Online scammers in Russia have professionally recreated a replica of the famous New Zealand website nzherald.com and fooled readers claiming it to be the original news website by posting an article with the headline "Apple gives away free iPhones 11 Pro after fire".
How did the scammers fool people?
The article showed pictures of a fire breaking out at the Apple warehouse and their phones being damaged. The fake article cited that Apple was unable to sell the phones and are giving away for free.
The article, which is well written in international standards, then takes readers to another fake Apple website which is of superior quality, saying that the tech giant is selling off the damaged phones for $1 and fooled people to key in their bank account and card details to purchase the phones, while the buyer was deducted $1 in the hopes of receiving the phone.
The fake article promoted the iPhone 11 for $1 with a catchy slogan that read, "No limits in what Apple can do! The company ships the latest iPhone models to the customers absolutely free, after the largest fire occurred at a warehouse in New Zealand."
If the fake news website was not enough, the scammers had also created a fake NZ Herald Facebook page with a good number of likes and showcased the article of the iPhone along with ads to make people believe it is indeed true.
The IP addresses of the scammers lead to Russia
After the scam was brought to light, NZME Information Security Manager, Patrick Blampied, lodged a complaint with FraudWatch and the fake websites, Facebook pages have now been taken down and the IP addresses of the scammers lead to Russia.

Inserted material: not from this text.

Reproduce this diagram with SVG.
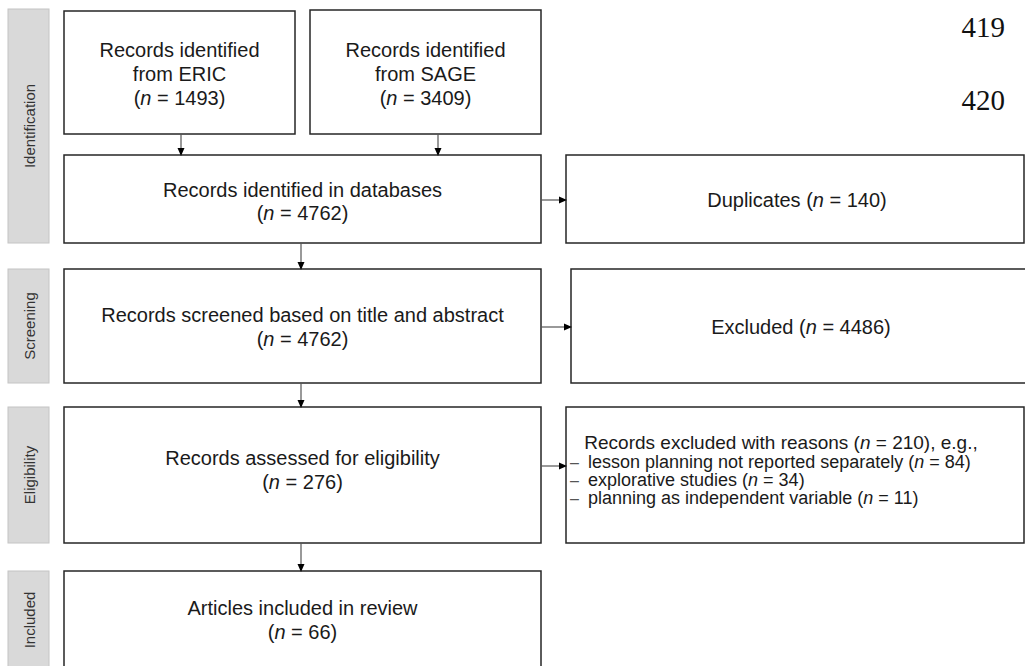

"The quality of the website is reasonably good. The quality of the iPhone page is quite good. So the quality is there and as I assumed the scale will be there too. This is a pretty good one in the sense there are a lot of phishing emails that go around but there's a bit of effort put into this. The quality's better. So they'll have multiple versions of these sites for multiple news media companies. It's likely to be a global campaign," Patrick Blampied said.